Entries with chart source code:
=======
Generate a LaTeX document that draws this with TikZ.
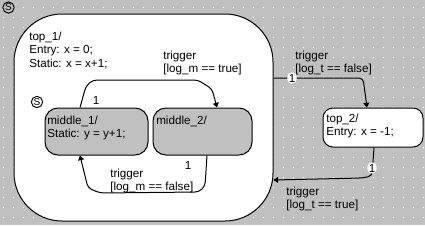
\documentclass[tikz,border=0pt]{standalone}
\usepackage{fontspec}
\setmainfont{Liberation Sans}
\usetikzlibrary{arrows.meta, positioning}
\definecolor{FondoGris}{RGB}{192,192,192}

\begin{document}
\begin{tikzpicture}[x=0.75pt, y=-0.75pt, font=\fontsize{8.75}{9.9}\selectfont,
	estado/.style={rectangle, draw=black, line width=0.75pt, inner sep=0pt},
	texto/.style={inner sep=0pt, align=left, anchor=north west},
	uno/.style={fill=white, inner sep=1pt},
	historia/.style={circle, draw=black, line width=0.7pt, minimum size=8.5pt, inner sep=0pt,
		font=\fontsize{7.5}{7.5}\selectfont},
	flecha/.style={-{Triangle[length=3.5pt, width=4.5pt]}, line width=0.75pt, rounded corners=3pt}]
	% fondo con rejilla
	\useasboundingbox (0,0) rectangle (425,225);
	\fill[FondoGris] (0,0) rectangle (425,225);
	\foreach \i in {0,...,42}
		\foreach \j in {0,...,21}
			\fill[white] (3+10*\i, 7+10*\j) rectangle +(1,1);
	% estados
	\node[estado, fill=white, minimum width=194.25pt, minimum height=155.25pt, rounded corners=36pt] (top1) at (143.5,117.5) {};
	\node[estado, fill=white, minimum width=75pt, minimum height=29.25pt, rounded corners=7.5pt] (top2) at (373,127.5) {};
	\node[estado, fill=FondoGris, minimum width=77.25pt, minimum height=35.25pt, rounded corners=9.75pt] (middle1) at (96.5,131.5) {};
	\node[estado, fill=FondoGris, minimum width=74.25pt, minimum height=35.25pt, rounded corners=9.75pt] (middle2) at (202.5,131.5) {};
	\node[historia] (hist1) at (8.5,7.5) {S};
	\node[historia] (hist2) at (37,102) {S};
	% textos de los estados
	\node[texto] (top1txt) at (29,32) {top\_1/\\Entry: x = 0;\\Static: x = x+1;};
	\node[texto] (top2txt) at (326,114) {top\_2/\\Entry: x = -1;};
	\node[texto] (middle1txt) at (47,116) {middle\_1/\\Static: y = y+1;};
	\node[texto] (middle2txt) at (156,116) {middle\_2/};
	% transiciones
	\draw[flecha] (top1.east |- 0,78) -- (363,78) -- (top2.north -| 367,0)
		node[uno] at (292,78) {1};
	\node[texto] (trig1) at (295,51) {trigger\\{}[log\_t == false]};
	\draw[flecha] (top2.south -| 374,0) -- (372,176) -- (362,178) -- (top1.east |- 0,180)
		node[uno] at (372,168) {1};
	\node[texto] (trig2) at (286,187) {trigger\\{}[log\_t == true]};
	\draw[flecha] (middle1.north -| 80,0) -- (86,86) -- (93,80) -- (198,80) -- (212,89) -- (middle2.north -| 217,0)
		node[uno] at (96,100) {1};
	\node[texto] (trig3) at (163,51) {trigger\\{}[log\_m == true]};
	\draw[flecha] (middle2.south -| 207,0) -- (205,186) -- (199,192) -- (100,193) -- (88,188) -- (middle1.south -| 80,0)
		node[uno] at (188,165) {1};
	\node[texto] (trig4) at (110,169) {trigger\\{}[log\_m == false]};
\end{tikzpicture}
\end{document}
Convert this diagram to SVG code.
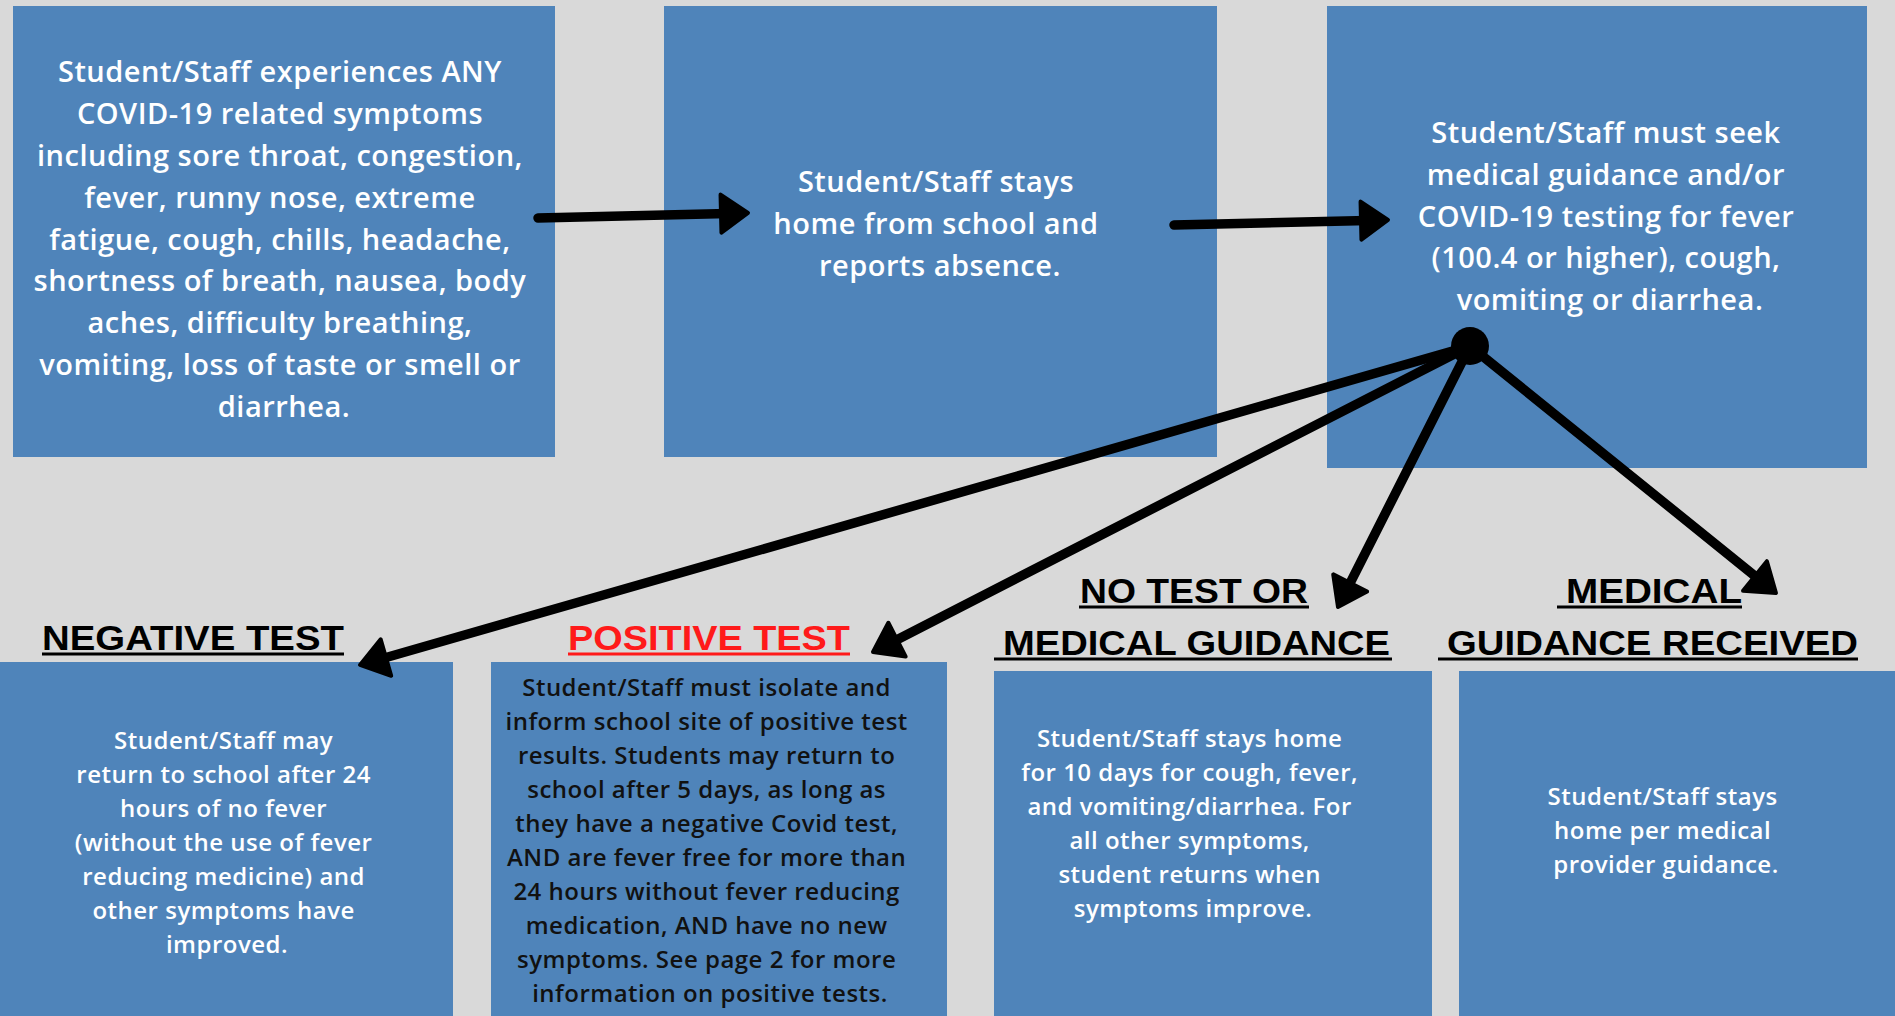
=======
### [WRITTEN REQUEST]
Repeat the entries exactly. Pictures are excluded from the copy.

### [FINAL RESULT]
Generate a LaTeX document that draws this with TikZ.
\documentclass[tikz,border=0pt]{standalone}
\usepackage{fontspec}
\setmainfont{Liberation Sans}
\usetikzlibrary{arrows.meta, positioning}
\definecolor{FondoGris}{RGB}{192,192,192}

\begin{document}
\begin{tikzpicture}[x=0.75pt, y=-0.75pt, font=\fontsize{8.75}{9.9}\selectfont,
	estado/.style={rectangle, draw=black, line width=0.75pt, inner sep=0pt},
	texto/.style={inner sep=0pt, align=left, anchor=north west},
	uno/.style={fill=white, inner sep=1pt},
	historia/.style={circle, draw=black, line width=0.7pt, minimum size=8.5pt, inner sep=0pt,
		font=\fontsize{7.5}{7.5}\selectfont},
	flecha/.style={-{Triangle[length=3.5pt, width=4.5pt]}, line width=0.75pt, rounded corners=3pt}]
	% fondo con rejilla
	\useasboundingbox (0,0) rectangle (425,225);
	\fill[FondoGris] (0,0) rectangle (425,225);
	\foreach \i in {0,...,42}
		\foreach \j in {0,...,21}
			\fill[white] (3+10*\i, 7+10*\j) rectangle +(1,1);
	% estados
	\node[estado, fill=white, minimum width=194.25pt, minimum height=155.25pt, rounded corners=36pt] (top1) at (143.5,117.5) {};
	\node[estado, fill=white, minimum width=75pt, minimum height=29.25pt, rounded corners=7.5pt] (top2) at (373,127.5) {};
	\node[estado, fill=FondoGris, minimum width=77.25pt, minimum height=35.25pt, rounded corners=9.75pt] (middle1) at (96.5,131.5) {};
	\node[estado, fill=FondoGris, minimum width=74.25pt, minimum height=35.25pt, rounded corners=9.75pt] (middle2) at (202.5,131.5) {};
	\node[historia] (hist1) at (8.5,7.5) {S};
	\node[historia] (hist2) at (37,102) {S};
	% textos de los estados
	\node[texto] (top1txt) at (29,32) {top\_1/\\Entry: x = 0;\\Static: x = x+1;};
	\node[texto] (top2txt) at (326,114) {top\_2/\\Entry: x = -1;};
	\node[texto] (middle1txt) at (47,116) {middle\_1/\\Static: y = y+1;};
	\node[texto] (middle2txt) at (156,116) {middle\_2/};
	% transiciones
	\draw[flecha] (top1.east |- 0,78) -- (363,78) -- (top2.north -| 367,0)
		node[uno] at (292,78) {1};
	\node[texto] (trig1) at (295,51) {trigger\\{}[log\_t == false]};
	\draw[flecha] (top2.south -| 374,0) -- (372,176) -- (362,178) -- (top1.east |- 0,180)
		node[uno] at (372,168) {1};
	\node[texto] (trig2) at (286,187) {trigger\\{}[log\_t == true]};
	\draw[flecha] (middle1.north -| 80,0) -- (86,86) -- (93,80) -- (198,80) -- (212,89) -- (middle2.north -| 217,0)
		node[uno] at (96,100) {1};
	\node[texto] (trig3) at (163,51) {trigger\\{}[log\_m == true]};
	\draw[flecha] (middle2.south -| 207,0) -- (205,186) -- (199,192) -- (100,193) -- (88,188) -- (middle1.south -| 80,0)
		node[uno] at (188,165) {1};
	\node[texto] (trig4) at (110,169) {trigger\\{}[log\_m == false]};
\end{tikzpicture}
\end{document}
Convert this diagram to SVG code.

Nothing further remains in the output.